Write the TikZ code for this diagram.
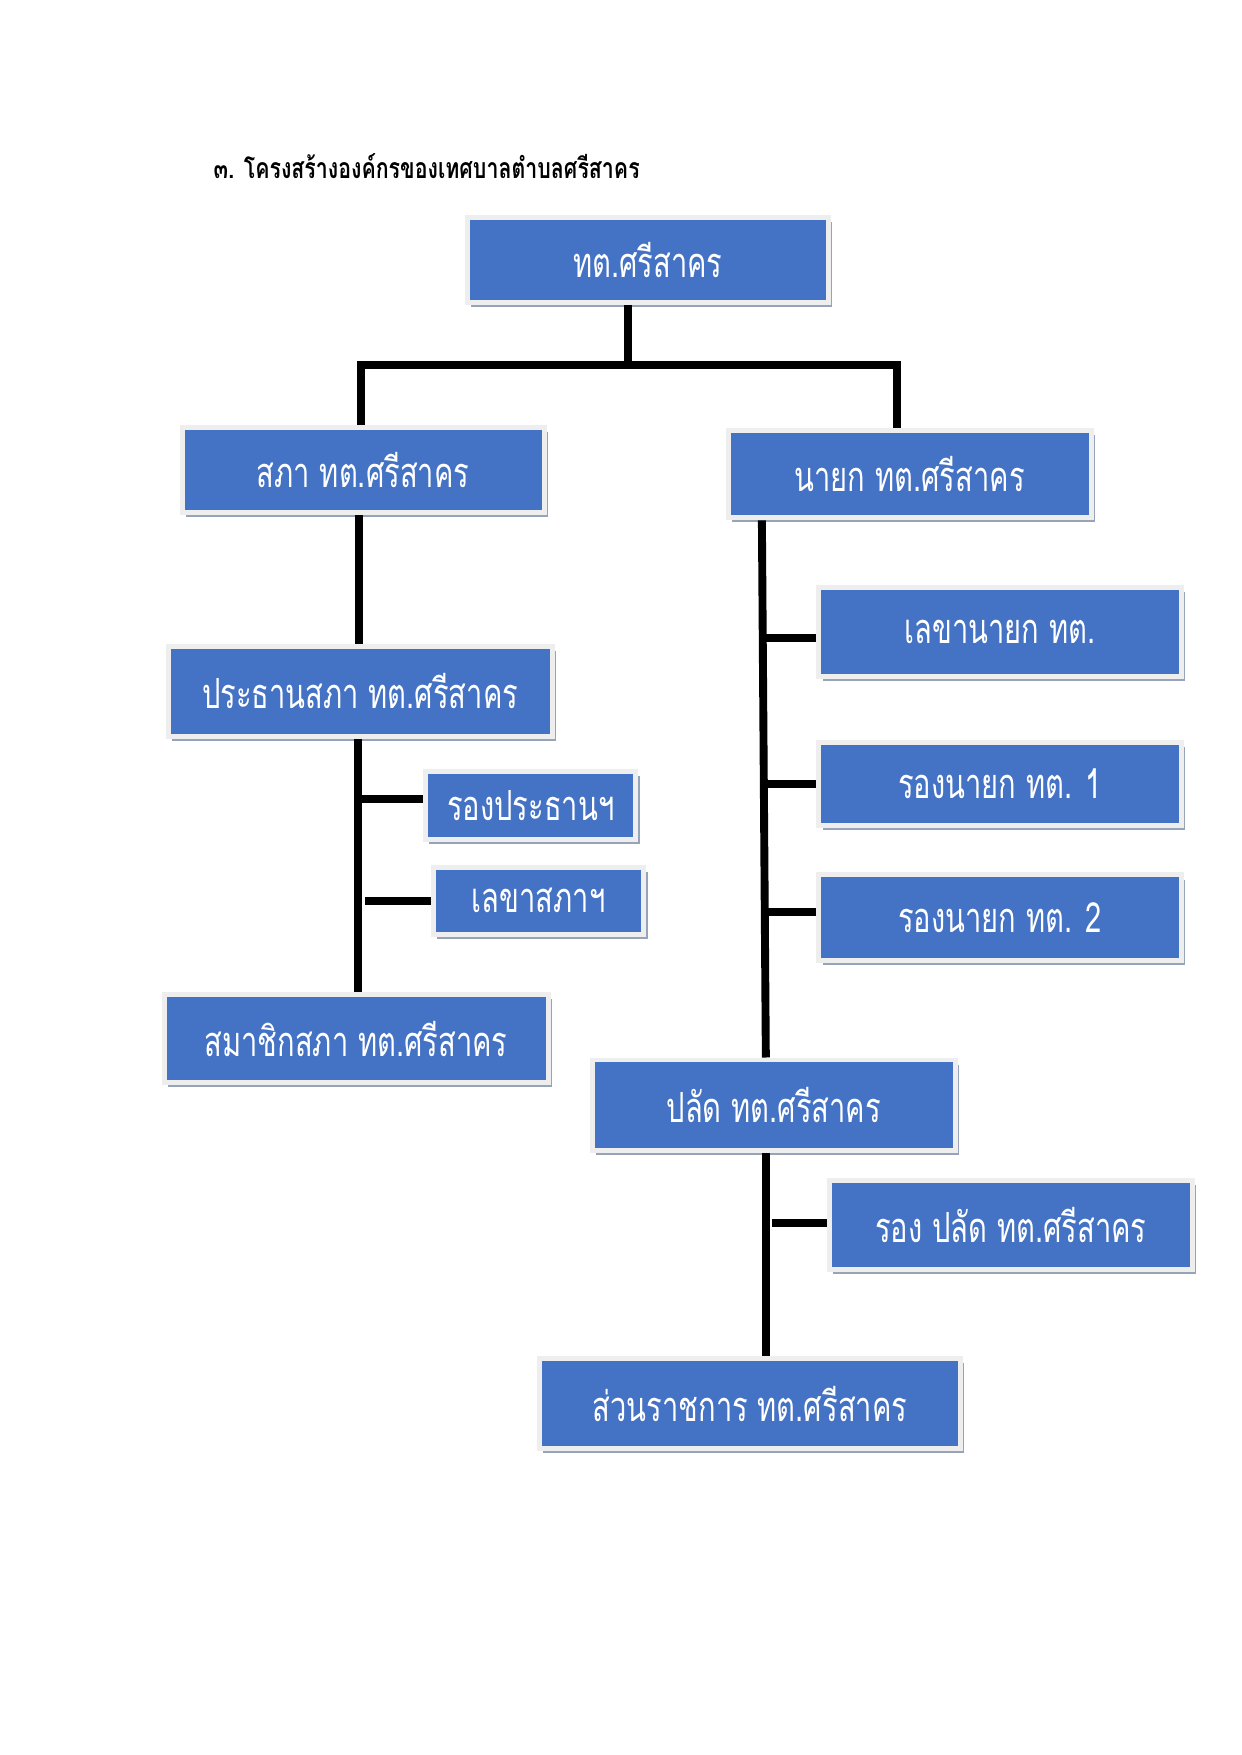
\documentclass[tikz,border=0pt]{standalone}
\usepackage{fontspec}
\usetikzlibrary{shadows}
\newfontfamily\thaibox[Script=Thai,FakeStretch=0.7]{Loma}
\newfontfamily\thaititle[Script=Thai,FakeStretch=0.75]{Loma}
\definecolor{boxblue}{HTML}{4472C4}
\definecolor{framegray}{HTML}{EEEEEE}
\definecolor{shadegray}{HTML}{97A3B8}
\newdimen\pxu
\pxu=0.016787cm
\begin{document}
\begin{tikzpicture}[x=0.016787cm, y=-0.016787cm,
  unitbox/.style={fill=boxblue, draw=framegray, line width=2.4pt, text=white,
    font=\thaibox\fontsize{20}{24}\selectfont, inner sep=0pt,
    drop shadow={shadow xshift=1.8pt, shadow yshift=-2.2pt, fill=shadegray, opacity=1}},
  link/.style={line width=3.8pt, black}]
\useasboundingbox (0,0) rectangle (1251,1769.1);
\node[anchor=west, font=\thaititle\bfseries\fontsize{13.7}{16}\selectfont] (title) at (208,167) {๓. โครงสร้างองค์กรของเทศบาลตำบลศรีสาคร};
% top level
\node[unitbox, minimum width=364\pxu, minimum height=85\pxu] (top) at (653,262) {ทต.ศรีสาคร};
\node[unitbox, minimum width=365\pxu, minimum height=86\pxu] (sapa) at (366,474) {สภา ทต.ศรีสาคร};
\node[unitbox, minimum width=366\pxu, minimum height=88\pxu] (nayok) at (917,478) {นายก ทต.ศรีสาคร};
% council side
\node[unitbox, minimum width=387\pxu, minimum height=90\pxu] (prathan) at (363,697) {ประธานสภา ทต.ศรีสาคร};
\node[unitbox, minimum width=212\pxu, minimum height=69\pxu] (rongprathan) at (535,812) {รองประธานฯ};
\node[unitbox, minimum width=212\pxu, minimum height=68\pxu] (lekhasapa) at (543,908) {เลขาสภาฯ};
\node[unitbox, minimum width=387\pxu, minimum height=89\pxu] (samachik) at (359,1047) {สมาชิกสภา ทต.ศรีสาคร};
% mayor side
\node[unitbox, minimum width=365\pxu, minimum height=90\pxu] (lekhanayok) at (1008,637) {เลขานายก ทต.};
\node[unitbox, minimum width=365\pxu, minimum height=84\pxu] (rongnayok1) at (1008,790) {รองนายก ทต. 1};
\node[unitbox, minimum width=365\pxu, minimum height=86\pxu] (rongnayok2) at (1008,925) {รองนายก ทต. 2};
\node[unitbox, minimum width=366\pxu, minimum height=91\pxu] (palat) at (780,1114) {ปลัด ทต.ศรีสาคร};
\node[unitbox, minimum width=366\pxu, minimum height=90\pxu] (rongpalat) at (1019,1235) {รอง ปลัด ทต.ศรีสาคร};
\node[unitbox, minimum width=424\pxu, minimum height=91\pxu] (suan) at (756,1415) {ส่วนราชการ ทต.ศรีสาคร};
% junctions
\coordinate (tj) at (633,368);
\coordinate (hl) at (364,368);
\coordinate (hr) at (904,368);
\coordinate (sj) at (362,0);
\coordinate (pj) at (361,0);
\coordinate (bj1) at (361,805);
\coordinate (bj2) at (368,908);
\coordinate (rv) at (768,0);
\coordinate (rvb) at (772,0);
\coordinate (nj1) at (768,643);
\coordinate (nj2) at (768,790);
\coordinate (nj3) at (768,919);
\coordinate (lj) at (778,1233);
% connectors
\draw[link] (top.south -| tj) -- (tj);
\draw[link] (sapa.north -| hl) -- (hl) -- (hr) -- (nayok.north -| hr);
\draw[link] (sapa.south -| sj) -- (prathan.north -| sj);
\draw[link] (prathan.south -| pj) -- (samachik.north -| pj);
\draw[link] (bj1) -- (rongprathan.west |- bj1);
\draw[link] (bj2) -- (lekhasapa.west |- bj2);
\draw[link] (nayok.south -| rv) -- (palat.north -| rvb);
\draw[link] (nj1) -- (lekhanayok.west |- nj1);
\draw[link] (nj2) -- (rongnayok1.west |- nj2);
\draw[link] (nj3) -- (rongnayok2.west |- nj3);
\draw[link] (palat.south -| rvb) -- (suan.north -| rvb);
\draw[link] (lj) -- (rongpalat.west |- lj);
\end{tikzpicture}
\end{document}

**EXERCISE AIM:** All of the material above needs to be restated exactly, with no pictures.

**SOLUTION TO THIS PROBLEM:**
Write the TikZ code for this diagram.
\documentclass[tikz,border=0pt]{standalone}
\usepackage{fontspec}
\usetikzlibrary{shadows}
\newfontfamily\thaibox[Script=Thai,FakeStretch=0.7]{Loma}
\newfontfamily\thaititle[Script=Thai,FakeStretch=0.75]{Loma}
\definecolor{boxblue}{HTML}{4472C4}
\definecolor{framegray}{HTML}{EEEEEE}
\definecolor{shadegray}{HTML}{97A3B8}
\newdimen\pxu
\pxu=0.016787cm
\begin{document}
\begin{tikzpicture}[x=0.016787cm, y=-0.016787cm,
  unitbox/.style={fill=boxblue, draw=framegray, line width=2.4pt, text=white,
    font=\thaibox\fontsize{20}{24}\selectfont, inner sep=0pt,
    drop shadow={shadow xshift=1.8pt, shadow yshift=-2.2pt, fill=shadegray, opacity=1}},
  link/.style={line width=3.8pt, black}]
\useasboundingbox (0,0) rectangle (1251,1769.1);
\node[anchor=west, font=\thaititle\bfseries\fontsize{13.7}{16}\selectfont] (title) at (208,167) {๓. โครงสร้างองค์กรของเทศบาลตำบลศรีสาคร};
% top level
\node[unitbox, minimum width=364\pxu, minimum height=85\pxu] (top) at (653,262) {ทต.ศรีสาคร};
\node[unitbox, minimum width=365\pxu, minimum height=86\pxu] (sapa) at (366,474) {สภา ทต.ศรีสาคร};
\node[unitbox, minimum width=366\pxu, minimum height=88\pxu] (nayok) at (917,478) {นายก ทต.ศรีสาคร};
% council side
\node[unitbox, minimum width=387\pxu, minimum height=90\pxu] (prathan) at (363,697) {ประธานสภา ทต.ศรีสาคร};
\node[unitbox, minimum width=212\pxu, minimum height=69\pxu] (rongprathan) at (535,812) {รองประธานฯ};
\node[unitbox, minimum width=212\pxu, minimum height=68\pxu] (lekhasapa) at (543,908) {เลขาสภาฯ};
\node[unitbox, minimum width=387\pxu, minimum height=89\pxu] (samachik) at (359,1047) {สมาชิกสภา ทต.ศรีสาคร};
% mayor side
\node[unitbox, minimum width=365\pxu, minimum height=90\pxu] (lekhanayok) at (1008,637) {เลขานายก ทต.};
\node[unitbox, minimum width=365\pxu, minimum height=84\pxu] (rongnayok1) at (1008,790) {รองนายก ทต. 1};
\node[unitbox, minimum width=365\pxu, minimum height=86\pxu] (rongnayok2) at (1008,925) {รองนายก ทต. 2};
\node[unitbox, minimum width=366\pxu, minimum height=91\pxu] (palat) at (780,1114) {ปลัด ทต.ศรีสาคร};
\node[unitbox, minimum width=366\pxu, minimum height=90\pxu] (rongpalat) at (1019,1235) {รอง ปลัด ทต.ศรีสาคร};
\node[unitbox, minimum width=424\pxu, minimum height=91\pxu] (suan) at (756,1415) {ส่วนราชการ ทต.ศรีสาคร};
% junctions
\coordinate (tj) at (633,368);
\coordinate (hl) at (364,368);
\coordinate (hr) at (904,368);
\coordinate (sj) at (362,0);
\coordinate (pj) at (361,0);
\coordinate (bj1) at (361,805);
\coordinate (bj2) at (368,908);
\coordinate (rv) at (768,0);
\coordinate (rvb) at (772,0);
\coordinate (nj1) at (768,643);
\coordinate (nj2) at (768,790);
\coordinate (nj3) at (768,919);
\coordinate (lj) at (778,1233);
% connectors
\draw[link] (top.south -| tj) -- (tj);
\draw[link] (sapa.north -| hl) -- (hl) -- (hr) -- (nayok.north -| hr);
\draw[link] (sapa.south -| sj) -- (prathan.north -| sj);
\draw[link] (prathan.south -| pj) -- (samachik.north -| pj);
\draw[link] (bj1) -- (rongprathan.west |- bj1);
\draw[link] (bj2) -- (lekhasapa.west |- bj2);
\draw[link] (nayok.south -| rv) -- (palat.north -| rvb);
\draw[link] (nj1) -- (lekhanayok.west |- nj1);
\draw[link] (nj2) -- (rongnayok1.west |- nj2);
\draw[link] (nj3) -- (rongnayok2.west |- nj3);
\draw[link] (palat.south -| rvb) -- (suan.north -| rvb);
\draw[link] (lj) -- (rongpalat.west |- lj);
\end{tikzpicture}
\end{document}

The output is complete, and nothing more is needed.